*Work instructions*: Write out the material exactly. Do not include the pictures.
____ Source material
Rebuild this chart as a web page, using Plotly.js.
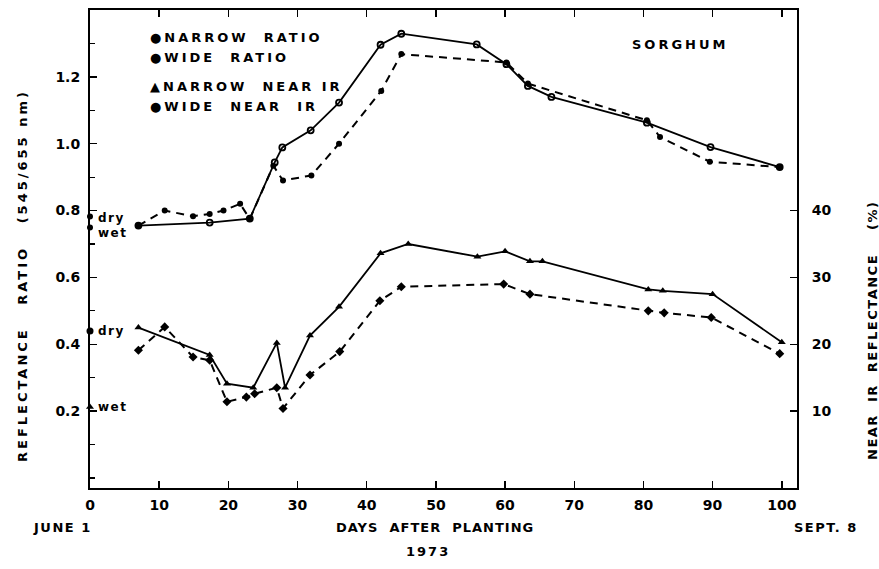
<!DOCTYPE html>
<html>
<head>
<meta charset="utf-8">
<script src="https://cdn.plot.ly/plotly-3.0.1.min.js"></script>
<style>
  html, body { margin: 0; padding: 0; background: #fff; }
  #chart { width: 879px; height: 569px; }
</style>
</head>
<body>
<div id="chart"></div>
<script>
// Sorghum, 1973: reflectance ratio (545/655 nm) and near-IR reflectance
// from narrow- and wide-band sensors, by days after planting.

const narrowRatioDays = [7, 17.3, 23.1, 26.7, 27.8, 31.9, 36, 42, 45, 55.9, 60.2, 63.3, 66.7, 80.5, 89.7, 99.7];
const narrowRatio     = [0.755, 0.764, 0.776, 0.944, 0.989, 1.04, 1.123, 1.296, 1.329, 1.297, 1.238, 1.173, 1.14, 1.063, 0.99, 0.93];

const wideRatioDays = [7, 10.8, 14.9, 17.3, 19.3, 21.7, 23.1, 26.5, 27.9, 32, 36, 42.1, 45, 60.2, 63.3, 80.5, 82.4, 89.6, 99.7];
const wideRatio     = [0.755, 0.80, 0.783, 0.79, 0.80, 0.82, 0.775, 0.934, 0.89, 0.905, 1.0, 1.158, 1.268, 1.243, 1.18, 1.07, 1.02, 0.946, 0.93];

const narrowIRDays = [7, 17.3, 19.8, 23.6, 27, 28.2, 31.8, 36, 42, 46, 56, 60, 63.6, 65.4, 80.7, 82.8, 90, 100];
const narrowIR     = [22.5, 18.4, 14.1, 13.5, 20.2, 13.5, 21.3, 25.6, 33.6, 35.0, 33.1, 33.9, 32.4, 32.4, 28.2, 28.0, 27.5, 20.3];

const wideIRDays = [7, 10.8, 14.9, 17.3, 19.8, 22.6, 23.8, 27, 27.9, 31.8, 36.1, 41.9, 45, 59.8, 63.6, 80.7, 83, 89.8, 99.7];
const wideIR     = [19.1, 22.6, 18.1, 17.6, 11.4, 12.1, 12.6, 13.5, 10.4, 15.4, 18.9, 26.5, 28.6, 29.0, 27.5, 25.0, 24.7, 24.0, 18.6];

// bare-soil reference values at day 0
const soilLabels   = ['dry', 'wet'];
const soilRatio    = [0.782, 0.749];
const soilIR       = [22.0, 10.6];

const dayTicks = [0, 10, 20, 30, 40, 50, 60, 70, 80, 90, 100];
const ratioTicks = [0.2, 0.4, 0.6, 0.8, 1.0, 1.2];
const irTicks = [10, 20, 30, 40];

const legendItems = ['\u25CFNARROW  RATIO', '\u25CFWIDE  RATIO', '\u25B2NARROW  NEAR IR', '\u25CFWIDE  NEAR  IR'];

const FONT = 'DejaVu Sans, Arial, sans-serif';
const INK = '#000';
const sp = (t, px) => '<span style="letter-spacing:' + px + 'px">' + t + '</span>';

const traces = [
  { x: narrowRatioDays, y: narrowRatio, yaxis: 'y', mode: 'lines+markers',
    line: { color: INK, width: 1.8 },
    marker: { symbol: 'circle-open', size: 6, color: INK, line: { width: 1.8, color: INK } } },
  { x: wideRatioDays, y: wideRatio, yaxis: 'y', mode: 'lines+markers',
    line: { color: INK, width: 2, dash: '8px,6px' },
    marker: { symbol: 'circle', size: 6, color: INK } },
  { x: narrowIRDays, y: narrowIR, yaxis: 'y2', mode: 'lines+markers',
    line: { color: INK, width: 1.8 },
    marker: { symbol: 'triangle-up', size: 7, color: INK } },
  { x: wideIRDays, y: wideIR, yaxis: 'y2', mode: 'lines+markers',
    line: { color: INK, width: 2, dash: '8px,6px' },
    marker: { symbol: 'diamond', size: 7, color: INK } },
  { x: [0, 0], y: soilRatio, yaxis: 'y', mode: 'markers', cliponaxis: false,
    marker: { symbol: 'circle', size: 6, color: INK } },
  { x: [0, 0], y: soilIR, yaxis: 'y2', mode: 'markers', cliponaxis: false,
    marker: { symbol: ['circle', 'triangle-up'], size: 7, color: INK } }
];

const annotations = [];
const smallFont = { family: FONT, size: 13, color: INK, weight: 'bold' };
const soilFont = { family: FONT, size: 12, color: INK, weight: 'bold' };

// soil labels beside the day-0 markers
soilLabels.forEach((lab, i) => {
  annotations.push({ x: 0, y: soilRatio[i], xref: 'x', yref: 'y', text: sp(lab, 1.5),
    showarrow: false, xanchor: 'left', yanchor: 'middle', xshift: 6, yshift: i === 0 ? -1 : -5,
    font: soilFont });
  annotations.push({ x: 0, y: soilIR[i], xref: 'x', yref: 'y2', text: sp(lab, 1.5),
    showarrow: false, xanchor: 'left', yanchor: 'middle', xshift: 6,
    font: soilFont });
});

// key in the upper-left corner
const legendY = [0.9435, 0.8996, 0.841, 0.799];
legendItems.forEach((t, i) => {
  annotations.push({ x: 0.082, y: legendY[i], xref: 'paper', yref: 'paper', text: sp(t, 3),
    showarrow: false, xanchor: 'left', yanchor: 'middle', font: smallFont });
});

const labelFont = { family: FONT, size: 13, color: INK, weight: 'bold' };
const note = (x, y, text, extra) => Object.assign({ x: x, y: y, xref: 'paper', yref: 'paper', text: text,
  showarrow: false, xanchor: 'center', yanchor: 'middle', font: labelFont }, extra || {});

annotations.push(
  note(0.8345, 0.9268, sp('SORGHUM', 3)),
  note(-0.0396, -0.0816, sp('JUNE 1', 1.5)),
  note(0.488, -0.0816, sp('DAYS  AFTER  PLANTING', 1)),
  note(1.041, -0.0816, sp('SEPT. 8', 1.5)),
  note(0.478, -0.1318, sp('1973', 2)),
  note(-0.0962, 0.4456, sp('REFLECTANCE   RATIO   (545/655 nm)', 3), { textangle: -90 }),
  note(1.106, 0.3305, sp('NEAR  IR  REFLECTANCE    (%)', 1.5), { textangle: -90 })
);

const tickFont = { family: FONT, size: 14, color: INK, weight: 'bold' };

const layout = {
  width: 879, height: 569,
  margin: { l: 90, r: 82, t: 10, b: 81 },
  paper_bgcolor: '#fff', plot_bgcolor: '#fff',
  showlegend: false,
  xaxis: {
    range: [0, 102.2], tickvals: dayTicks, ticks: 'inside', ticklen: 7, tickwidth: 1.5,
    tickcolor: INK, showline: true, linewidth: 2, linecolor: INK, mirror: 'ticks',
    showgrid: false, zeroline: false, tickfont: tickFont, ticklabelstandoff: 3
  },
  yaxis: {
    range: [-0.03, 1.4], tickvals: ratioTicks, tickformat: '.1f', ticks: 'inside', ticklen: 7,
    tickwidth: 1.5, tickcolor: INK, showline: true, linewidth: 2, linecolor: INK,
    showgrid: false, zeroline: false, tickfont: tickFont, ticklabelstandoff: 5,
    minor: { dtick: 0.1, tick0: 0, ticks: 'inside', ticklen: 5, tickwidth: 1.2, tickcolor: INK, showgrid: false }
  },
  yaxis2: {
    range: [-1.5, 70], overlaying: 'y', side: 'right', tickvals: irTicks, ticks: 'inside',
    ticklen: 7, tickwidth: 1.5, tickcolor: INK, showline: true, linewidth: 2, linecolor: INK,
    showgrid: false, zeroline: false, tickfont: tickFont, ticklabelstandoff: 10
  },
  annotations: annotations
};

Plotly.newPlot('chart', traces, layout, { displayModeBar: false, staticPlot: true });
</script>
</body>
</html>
________
*Final result*:
Rebuild this chart as a web page, using Plotly.js.
<!DOCTYPE html>
<html>
<head>
<meta charset="utf-8">
<script src="https://cdn.plot.ly/plotly-3.0.1.min.js"></script>
<style>
  html, body { margin: 0; padding: 0; background: #fff; }
  #chart { width: 879px; height: 569px; }
</style>
</head>
<body>
<div id="chart"></div>
<script>
// Sorghum, 1973: reflectance ratio (545/655 nm) and near-IR reflectance
// from narrow- and wide-band sensors, by days after planting.

const narrowRatioDays = [7, 17.3, 23.1, 26.7, 27.8, 31.9, 36, 42, 45, 55.9, 60.2, 63.3, 66.7, 80.5, 89.7, 99.7];
const narrowRatio     = [0.755, 0.764, 0.776, 0.944, 0.989, 1.04, 1.123, 1.296, 1.329, 1.297, 1.238, 1.173, 1.14, 1.063, 0.99, 0.93];

const wideRatioDays = [7, 10.8, 14.9, 17.3, 19.3, 21.7, 23.1, 26.5, 27.9, 32, 36, 42.1, 45, 60.2, 63.3, 80.5, 82.4, 89.6, 99.7];
const wideRatio     = [0.755, 0.80, 0.783, 0.79, 0.80, 0.82, 0.775, 0.934, 0.89, 0.905, 1.0, 1.158, 1.268, 1.243, 1.18, 1.07, 1.02, 0.946, 0.93];

const narrowIRDays = [7, 17.3, 19.8, 23.6, 27, 28.2, 31.8, 36, 42, 46, 56, 60, 63.6, 65.4, 80.7, 82.8, 90, 100];
const narrowIR     = [22.5, 18.4, 14.1, 13.5, 20.2, 13.5, 21.3, 25.6, 33.6, 35.0, 33.1, 33.9, 32.4, 32.4, 28.2, 28.0, 27.5, 20.3];

const wideIRDays = [7, 10.8, 14.9, 17.3, 19.8, 22.6, 23.8, 27, 27.9, 31.8, 36.1, 41.9, 45, 59.8, 63.6, 80.7, 83, 89.8, 99.7];
const wideIR     = [19.1, 22.6, 18.1, 17.6, 11.4, 12.1, 12.6, 13.5, 10.4, 15.4, 18.9, 26.5, 28.6, 29.0, 27.5, 25.0, 24.7, 24.0, 18.6];

// bare-soil reference values at day 0
const soilLabels   = ['dry', 'wet'];
const soilRatio    = [0.782, 0.749];
const soilIR       = [22.0, 10.6];

const dayTicks = [0, 10, 20, 30, 40, 50, 60, 70, 80, 90, 100];
const ratioTicks = [0.2, 0.4, 0.6, 0.8, 1.0, 1.2];
const irTicks = [10, 20, 30, 40];

const legendItems = ['\u25CFNARROW  RATIO', '\u25CFWIDE  RATIO', '\u25B2NARROW  NEAR IR', '\u25CFWIDE  NEAR  IR'];

const FONT = 'DejaVu Sans, Arial, sans-serif';
const INK = '#000';
const sp = (t, px) => '<span style="letter-spacing:' + px + 'px">' + t + '</span>';

const traces = [
  { x: narrowRatioDays, y: narrowRatio, yaxis: 'y', mode: 'lines+markers',
    line: { color: INK, width: 1.8 },
    marker: { symbol: 'circle-open', size: 6, color: INK, line: { width: 1.8, color: INK } } },
  { x: wideRatioDays, y: wideRatio, yaxis: 'y', mode: 'lines+markers',
    line: { color: INK, width: 2, dash: '8px,6px' },
    marker: { symbol: 'circle', size: 6, color: INK } },
  { x: narrowIRDays, y: narrowIR, yaxis: 'y2', mode: 'lines+markers',
    line: { color: INK, width: 1.8 },
    marker: { symbol: 'triangle-up', size: 7, color: INK } },
  { x: wideIRDays, y: wideIR, yaxis: 'y2', mode: 'lines+markers',
    line: { color: INK, width: 2, dash: '8px,6px' },
    marker: { symbol: 'diamond', size: 7, color: INK } },
  { x: [0, 0], y: soilRatio, yaxis: 'y', mode: 'markers', cliponaxis: false,
    marker: { symbol: 'circle', size: 6, color: INK } },
  { x: [0, 0], y: soilIR, yaxis: 'y2', mode: 'markers', cliponaxis: false,
    marker: { symbol: ['circle', 'triangle-up'], size: 7, color: INK } }
];

const annotations = [];
const smallFont = { family: FONT, size: 13, color: INK, weight: 'bold' };
const soilFont = { family: FONT, size: 12, color: INK, weight: 'bold' };

// soil labels beside the day-0 markers
soilLabels.forEach((lab, i) => {
  annotations.push({ x: 0, y: soilRatio[i], xref: 'x', yref: 'y', text: sp(lab, 1.5),
    showarrow: false, xanchor: 'left', yanchor: 'middle', xshift: 6, yshift: i === 0 ? -1 : -5,
    font: soilFont });
  annotations.push({ x: 0, y: soilIR[i], xref: 'x', yref: 'y2', text: sp(lab, 1.5),
    showarrow: false, xanchor: 'left', yanchor: 'middle', xshift: 6,
    font: soilFont });
});

// key in the upper-left corner
const legendY = [0.9435, 0.8996, 0.841, 0.799];
legendItems.forEach((t, i) => {
  annotations.push({ x: 0.082, y: legendY[i], xref: 'paper', yref: 'paper', text: sp(t, 3),
    showarrow: false, xanchor: 'left', yanchor: 'middle', font: smallFont });
});

const labelFont = { family: FONT, size: 13, color: INK, weight: 'bold' };
const note = (x, y, text, extra) => Object.assign({ x: x, y: y, xref: 'paper', yref: 'paper', text: text,
  showarrow: false, xanchor: 'center', yanchor: 'middle', font: labelFont }, extra || {});

annotations.push(
  note(0.8345, 0.9268, sp('SORGHUM', 3)),
  note(-0.0396, -0.0816, sp('JUNE 1', 1.5)),
  note(0.488, -0.0816, sp('DAYS  AFTER  PLANTING', 1)),
  note(1.041, -0.0816, sp('SEPT. 8', 1.5)),
  note(0.478, -0.1318, sp('1973', 2)),
  note(-0.0962, 0.4456, sp('REFLECTANCE   RATIO   (545/655 nm)', 3), { textangle: -90 }),
  note(1.106, 0.3305, sp('NEAR  IR  REFLECTANCE    (%)', 1.5), { textangle: -90 })
);

const tickFont = { family: FONT, size: 14, color: INK, weight: 'bold' };

const layout = {
  width: 879, height: 569,
  margin: { l: 90, r: 82, t: 10, b: 81 },
  paper_bgcolor: '#fff', plot_bgcolor: '#fff',
  showlegend: false,
  xaxis: {
    range: [0, 102.2], tickvals: dayTicks, ticks: 'inside', ticklen: 7, tickwidth: 1.5,
    tickcolor: INK, showline: true, linewidth: 2, linecolor: INK, mirror: 'ticks',
    showgrid: false, zeroline: false, tickfont: tickFont, ticklabelstandoff: 3
  },
  yaxis: {
    range: [-0.03, 1.4], tickvals: ratioTicks, tickformat: '.1f', ticks: 'inside', ticklen: 7,
    tickwidth: 1.5, tickcolor: INK, showline: true, linewidth: 2, linecolor: INK,
    showgrid: false, zeroline: false, tickfont: tickFont, ticklabelstandoff: 5,
    minor: { dtick: 0.1, tick0: 0, ticks: 'inside', ticklen: 5, tickwidth: 1.2, tickcolor: INK, showgrid: false }
  },
  yaxis2: {
    range: [-1.5, 70], overlaying: 'y', side: 'right', tickvals: irTicks, ticks: 'inside',
    ticklen: 7, tickwidth: 1.5, tickcolor: INK, showline: true, linewidth: 2, linecolor: INK,
    showgrid: false, zeroline: false, tickfont: tickFont, ticklabelstandoff: 10
  },
  annotations: annotations
};

Plotly.newPlot('chart', traces, layout, { displayModeBar: false, staticPlot: true });
</script>
</body>
</html>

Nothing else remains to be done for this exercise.